– Savez-vous, mes amis, à quoi ressemble cette plaine vue de la hauteur où nous sommes ? dit Michel.
– Non, répondit Nicholl.
– Eh bien, avec tous ces morceaux de laves allongés comme des fuseaux, elle ressemble à un immense jeu de jonchets jetés pêle-mêle. Il ne manque qu’un crochet pour les retirer un à un.
– Sois donc sérieux ! dit Barbicane.
– Soyons sérieux, répliqua tranquillement Michel, et au lieu de jonchets, mettons des ossements. Cette plaine ne serait alors qu’un immense ossuaire sur lequel reposeraient les dépouilles mortelles de mille générations éteintes.

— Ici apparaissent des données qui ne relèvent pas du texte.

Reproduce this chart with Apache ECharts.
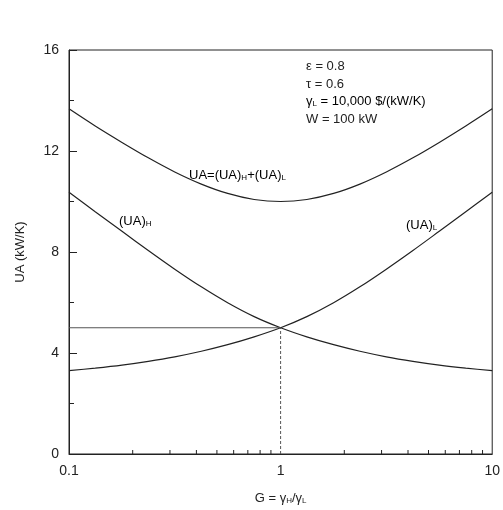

(Verne – Autour de la Lune).
Malgré la fantaisie, il y a quelque chose de funèbre dans ce voyage extraordinaire vers la Lune… Un silence sinistre sur un point crucial : tout au long des préparatifs de l'opération, après qu’il a été décidé que le projectile emporterait des passagers, jamais il n’est question de retour… Il faudra attendre bien longtemps après le départ pour que l’hypothèse soit envisagée (et puis réalisée, par accident). Non : dans le plan initial, il n’est question que de rejoindre la Lune et les précautions prises ne visent qu’à garantir les chances de l’atteindre. Le mouvement prévu est un envol sans retombée : Michel Ardan, venu de l'Orient, survient sur le chantier de la Columbiad, interrompt la rivalité mortelle entre Barbicane et Nicholl, et, psychopompe, les enrôle dans son ascension…
(Ne parlons pas du chien mort dont le cadavre, expulsé de l’aéronef, reste fixé sur la même trajectoire que lui, l'escortant à travers l'espace, memento mori déterminé par les lois de la mécanique).